Audience: The audience consists of policy makers, healthcare administrators, healthcare providers, and health service researchers who are interested in developing or interpreting consumer report cards.
Features: The eight chapters cover different issues and perspectives relevant to developing consumer report cards. The first chapter provides an introduction to the issues of "reporting quality in a market driven healthcare system." This is followed by chapters that describe focus group efforts to elicit the dimensions of consumer preference. Theoretical and practical issues in measuring consumer preferences and care quality are then discussed. A concluding chapter highlights the lessons learned by the consortium. A very helpful appendix presents actual examples of the consumer guide developed through this project.
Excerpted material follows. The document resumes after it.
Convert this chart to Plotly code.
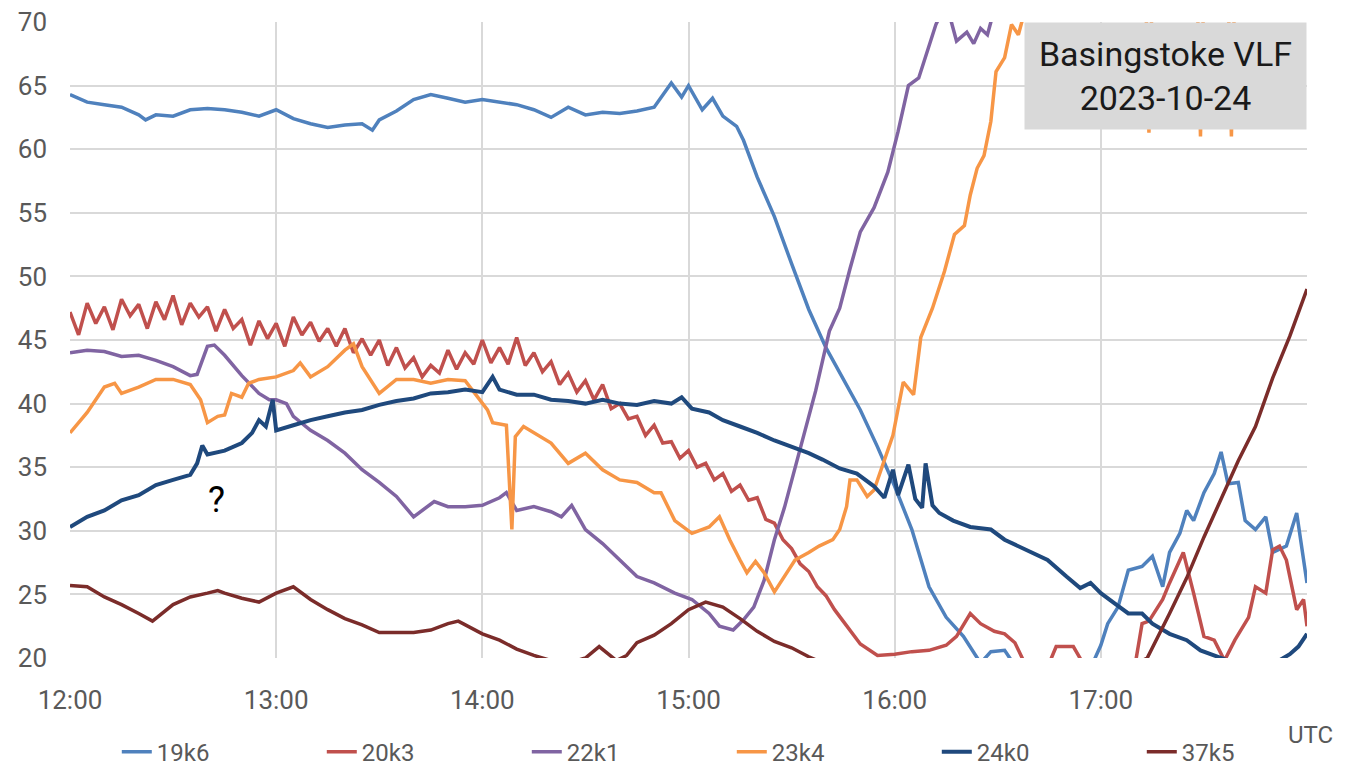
import pandas as pd
import plotly.graph_objects as go

# minutes after 12:00 UTC and received level for each VLF transmitter
t_19k6 = [0, 5, 10, 15, 20, 22, 25, 30, 35, 40, 45, 50, 55, 60, 65, 70, 75, 80, 85, 88, 90, 95, 100, 105,
          110, 115, 120, 125, 130, 135, 140, 145, 150, 155, 160, 165, 170, 175, 178, 180, 184, 187, 190, 194,
          196, 200, 205, 210, 215, 220, 225, 230, 235, 240, 245, 250, 255, 260, 265, 268, 272, 276, 285, 295,
          298, 300, 302, 305, 308, 312, 315, 318, 320, 323, 325, 327, 330, 333, 335, 337, 340, 342, 345, 348,
          350, 354, 357, 359, 360]
v_19k6 = [64.3, 63.7, 63.5, 63.3, 62.7, 62.3, 62.7, 62.6, 63.1, 63.2, 63.1, 62.9, 62.6, 63.1, 62.4, 62.0,
          61.7, 61.9, 62.0, 61.5, 62.3, 63.0, 63.9, 64.3, 64.0, 63.7, 63.9, 63.7, 63.5, 63.1, 62.5, 63.3, 62.7,
          62.9, 62.8, 63.0, 63.3, 65.2, 64.1, 65.0, 63.1, 64.0, 62.6, 61.8, 60.7, 57.8, 54.7, 51.0, 47.4, 44.4,
          41.9, 39.5, 36.6, 33.5, 30.1, 25.6, 23.2, 21.7, 19.6, 20.5, 20.6, 19.0, 18.5, 18.5, 19.8, 21.0, 22.7,
          24.0, 26.9, 27.2, 28.0, 25.6, 28.3, 29.8, 31.6, 30.8, 33.0, 34.5, 36.2, 33.7, 33.8, 30.8, 30.1, 31.1,
          28.3, 28.8, 31.4, 27.7, 25.9]

t_20k3 = [0, 2.5, 5, 7.5, 10, 12.5, 15, 17.5, 20, 22.5, 25, 27.5, 30, 32.5, 35, 37.5, 40, 42.5, 45, 47.5,
          50, 52.5, 55, 57.5, 60, 62.5, 65, 67.5, 70, 72.5, 75, 77.5, 80, 82.5, 85, 87.5, 90, 92.5, 95, 97.5,
          100, 102.5, 105, 107.5, 110, 112.5, 115, 117.5, 120, 122.5, 125, 127.5, 130, 132.5, 135, 137.5,
          140, 142.5, 145, 147.5, 150, 152.5, 155, 157.5, 160, 162.5, 165, 167.5, 170, 172.5, 175, 177.5,
          180, 182.5, 185, 187.5, 190, 192.5, 195, 197.5, 200, 202.5, 205, 207.5, 210, 212.5, 215, 217.5,
          220, 222.5, 225, 230, 235, 240, 245, 250, 255, 258, 262, 265, 269, 272, 275, 278, 285, 287, 292,
          295, 310, 312, 314, 318, 320, 324, 327, 330, 333, 336, 339, 343, 345, 348, 350, 352, 354, 357, 359,
          360]
v_20k3 = [47.2, 45.4, 47.9, 46.3, 47.6, 45.8, 48.2, 46.9, 47.8, 45.9, 48.0, 46.6, 48.5, 46.2, 47.9, 46.8,
          47.6, 45.7, 47.4, 45.9, 46.6, 44.6, 46.5, 45.1, 46.3, 44.5, 46.8, 45.4, 46.4, 44.9, 45.9, 44.5,
          45.9, 44.0, 45.1, 43.8, 45.0, 43.0, 44.4, 42.8, 43.6, 42.1, 43.0, 42.4, 44.2, 42.7, 44.0, 43.1,
          45.0, 43.2, 44.4, 43.1, 45.2, 43.0, 44.0, 42.5, 43.3, 41.5, 42.4, 40.9, 41.8, 40.3, 41.5, 39.6,
          40.0, 38.8, 39.0, 37.5, 38.3, 36.9, 37.0, 35.7, 36.3, 35.0, 35.3, 34.0, 34.5, 33.1, 33.6, 32.4,
          32.6, 30.9, 30.6, 29.3, 28.6, 27.4, 26.8, 25.6, 24.9, 23.8, 22.9, 21.1, 20.2, 20.3, 20.5, 20.6,
          21.0, 21.7, 23.5, 22.7, 22.1, 21.9, 21.2, 19.5, 19.6, 20.9, 20.9, 19.5, 19.5, 22.7, 22.9, 24.6,
          25.9, 28.3, 25.1, 21.7, 21.4, 19.8, 21.4, 23.2, 25.6, 25.1, 28.5, 28.8, 27.7, 23.8, 24.6, 22.5]

t_22k1 = [0, 5, 10, 15, 20, 25, 30, 35, 37, 40, 42, 45, 50, 55, 58, 60, 63, 65, 70, 75, 80, 85, 90, 95, 100,
          106, 110, 115, 120, 125, 127, 130, 135, 140, 143, 146, 150, 155, 160, 165, 170, 176, 181, 186, 189,
          193, 196, 199, 202, 205, 208, 211, 214, 217, 221, 224, 227, 230, 234, 238, 241, 244, 247, 250, 252,
          255, 258, 261, 263, 265, 267, 270, 280, 300, 330, 360]
v_22k1 = [44.0, 44.2, 44.1, 43.7, 43.8, 43.4, 42.9, 42.2, 42.3, 44.5, 44.6, 43.8, 42.2, 40.8, 40.3, 40.3,
          40.0, 39.0, 37.9, 37.1, 36.1, 34.8, 33.8, 32.7, 31.1, 32.3, 31.9, 31.9, 32.0, 32.6, 33.0, 31.6, 31.9,
          31.5, 31.1, 32.0, 30.1, 29.0, 27.7, 26.4, 25.9, 25.1, 24.6, 23.5, 22.5, 22.2, 23.0, 24.0, 26.1, 29.3,
          31.9, 35.0, 37.9, 41.0, 45.7, 47.5, 50.6, 53.5, 55.4, 58.2, 61.4, 65.0, 65.6, 68.0, 69.8, 71.5, 68.5,
          69.2, 68.3, 69.5, 69.0, 72.0, 74.0, 76.0, 78.0, 80.0]

t_23k4 = [0, 5, 10, 13, 15, 20, 25, 30, 35, 38, 40, 43, 45, 47, 50, 52, 55, 60, 65, 67, 70, 75, 80, 82.5, 85,
          90, 95, 100, 105, 110, 115, 118.5, 121.5, 123, 127, 128.6, 129.6, 132, 135, 140, 145, 150, 155, 160,
          165, 170, 172, 176, 181, 186, 189, 192, 195, 197, 199.5, 202, 205, 208, 211, 215, 218, 222, 224, 226,
          227, 229, 232, 234, 239.5, 242.5, 245.5, 247.6, 251, 254.5, 257.4, 260.3, 262, 264, 266, 268, 269.5,
          272, 274, 276, 278, 290, 313, 314, 315, 328, 329, 330, 337, 338, 339, 360]
v_23k4 = [37.7, 39.3, 41.3, 41.6, 40.8, 41.3, 41.9, 41.9, 41.5, 40.3, 38.5, 39.0, 39.1, 40.8, 40.5, 41.6,
          41.9, 42.1, 42.6, 43.2, 42.1, 42.9, 44.2, 44.7, 42.9, 40.8, 41.9, 41.9, 41.6, 41.9, 41.8, 40.5, 39.5,
          38.5, 38.3, 30.1, 37.4, 38.2, 37.7, 36.9, 35.3, 36.1, 34.8, 34.0, 33.8, 33.0, 33.0, 30.8, 29.8, 30.3,
          31.1, 29.3, 27.7, 26.7, 27.6, 26.7, 25.2, 26.4, 27.7, 28.3, 28.8, 29.3, 30.1, 31.9, 34.0, 34.0, 32.7,
          33.2, 37.5, 41.7, 40.7, 45.2, 47.5, 50.4, 53.3, 54.0, 56.4, 58.5, 59.5, 62.2, 66.1, 67.2, 69.8, 69.0,
          71.0, 73.0, 73.0, 61.3, 73.0, 73.0, 61.0, 73.0, 73.0, 61.0, 73.0, 73.0]

t_24k0 = [0, 5, 10, 15, 20, 25, 30, 35, 37, 38.5, 40, 45, 50, 53, 55, 57, 59, 60, 65, 70, 75, 80, 85, 90, 95,
          100, 105, 110, 115, 120, 123, 125, 130, 135, 140, 145, 150, 155, 160, 165, 170, 175, 178, 181, 186,
          190, 195, 200, 205, 210, 215, 219, 224, 229, 234, 237, 239.5, 241, 244, 246, 248, 249, 251, 253, 257,
          262, 268, 272, 279, 284.5, 290, 294, 297, 300, 304, 308, 312, 315, 320, 325, 329, 333, 340, 350, 355,
          357.5, 360]
v_24k0 = [30.3, 31.1, 31.6, 32.4, 32.8, 33.6, 34.0, 34.4, 35.3, 36.7, 36.0, 36.3, 36.9, 37.7, 38.7, 38.2,
          40.3, 37.9, 38.3, 38.7, 39.0, 39.3, 39.5, 39.9, 40.2, 40.4, 40.8, 40.9, 41.1, 40.9, 42.1, 41.1, 40.7,
          40.7, 40.3, 40.2, 40.0, 40.3, 40.0, 39.9, 40.2, 40.0, 40.5, 39.6, 39.3, 38.7, 38.2, 37.7, 37.1, 36.6,
          36.1, 35.6, 34.9, 34.5, 33.5, 32.6, 34.8, 32.8, 35.2, 32.5, 31.8, 35.3, 32.0, 31.4, 30.8, 30.3, 30.1,
          29.3, 28.4, 27.7, 26.4, 25.5, 25.9, 25.1, 24.3, 23.5, 23.5, 22.7, 21.9, 21.4, 20.6, 20.2, 19.5, 19.5,
          20.3, 20.9, 21.9]

t_37k5 = [0, 5, 10, 15, 20, 24, 30, 35, 40, 43, 45, 50, 55, 60, 65, 70, 75, 80, 85, 90, 95, 100, 105, 110,
          113, 115, 120, 125, 130, 135, 140, 145, 150, 154, 159, 162, 165, 170, 175, 180, 185, 190, 195, 200,
          205, 210, 215, 220, 310, 313.5, 315, 320, 325, 330, 335, 340, 345, 350, 355, 360]
v_37k5 = [25.7, 25.6, 24.8, 24.2, 23.5, 22.9, 24.2, 24.8, 25.1, 25.3, 25.1, 24.7, 24.4, 25.1, 25.6, 24.6,
          23.8, 23.1, 22.6, 22.0, 22.0, 22.0, 22.2, 22.7, 22.9, 22.6, 21.9, 21.4, 20.7, 20.2, 19.8, 19.6, 20.0,
          20.9, 19.8, 20.2, 21.2, 21.8, 22.7, 23.8, 24.4, 24.0, 23.1, 22.1, 21.3, 20.8, 20.1, 19.5, 19.5, 20.0,
          20.8, 23.5, 26.3, 29.5, 32.5, 35.5, 38.2, 42.0, 45.3, 49.0]

serie_nomes = ['19k6', '20k3', '22k1', '23k4', '24k0', '37k5']
serie_tempos = [t_19k6, t_20k3, t_22k1, t_23k4, t_24k0, t_37k5]
serie_valores = [v_19k6, v_20k3, v_22k1, v_23k4, v_24k0, v_37k5]
cores = ['#4F81BD', '#C0504D', '#8064A2', '#F79646', '#1F497D', '#7B2C2A']
larguras = [3.5, 3.5, 3.5, 3.5, 4, 3.5]

horas = ['12:00', '13:00', '14:00', '15:00', '16:00', '17:00']

inicio = pd.Timestamp('2023-10-24 12:00')
fonte = 'Roboto, sans-serif'
cinza = '#595959'

fig = go.Figure()
for nome, tempos, valores, cor, larg in zip(serie_nomes, serie_tempos, serie_valores, cores, larguras):
    fig.add_trace(go.Scatter(
        x=inicio + pd.to_timedelta(tempos, unit='min'),
        y=valores,
        mode='lines',
        name=nome,
        line=dict(color=cor, width=larg),
    ))

# a página tem 8px de margem no body, por isso a figura é um pouco menor
fig.update_layout(
    width=1346, height=760,
    margin=dict(l=62, r=47, t=14, b=110, autoexpand=False),
    paper_bgcolor='white', plot_bgcolor='white',
    font=dict(family=fonte, color=cinza, size=24),
    legend=dict(orientation='h', x=0.535, xanchor='center', y=-0.148, yanchor='middle',
                font=dict(size=24, color=cinza), entrywidth=160, entrywidthmode='pixels'),
    showlegend=True,
)
fig.update_xaxes(
    type='date',
    range=[inicio, inicio + pd.Timedelta(hours=6)],
    tickvals=['2023-10-24 ' + h for h in horas], ticktext=horas,
    showgrid=True, gridcolor='#d9d9d9', gridwidth=1.5,
    zeroline=False, showline=False,
    ticks='', ticklabelstandoff=24,
    tickfont=dict(size=26, color=cinza),
)
fig.update_yaxes(
    range=[20, 70], dtick=5,
    showgrid=True, gridcolor='#d9d9d9', gridwidth=1.5,
    zeroline=False, showline=False,
    ticks='', ticklabelstandoff=22, ticklabeloverflow='allow',
    tickfont=dict(size=26, color=cinza),
)

# caixa de título no canto superior direito
fig.add_annotation(
    text='Basingstoke VLF<br>2023-10-24',
    xref='paper', yref='paper', x=1, y=1, xanchor='right', yanchor='top',
    showarrow=False, bgcolor='#d9d9d9', width=279, height=104, borderpad=1,
    font=dict(family=fonte, size=34, color='#1a1a1a'),
)
fig.add_annotation(
    text='?', x=inicio + pd.Timedelta(minutes=42.5), y=32.4,
    showarrow=False, font=dict(family=fonte, size=36, color='black'),
)
fig.add_annotation(
    text='UTC', xref='paper', yref='paper', x=1.0025, y=-0.121,
    xanchor='center', yanchor='middle', showarrow=False,
    font=dict(family=fonte, size=24, color=cinza),
)

fig.write_html('out.html')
Assessment: This book contains important information and informative lessons in the rapidly evolving area of consumer-oriented report cards on healthcare organizations. It is strongest in its effort to provide the point of view and lessons learned from this specific consumer report card project. The more general chapters provide a helpful introduction for individuals new to the issues in this area. Likewise, the sections on the use of focus groups in the development of measures are interesting and helpful introductory material. Nonetheless, policy makers and health services researchers will need to look elsewhere for a current, in depth literature review on this large and complex subject. Similarly, group practice managers and other healthcare administrators hoping to develop their own consumer score cards will likely need other resources to develop their own consumer report card program.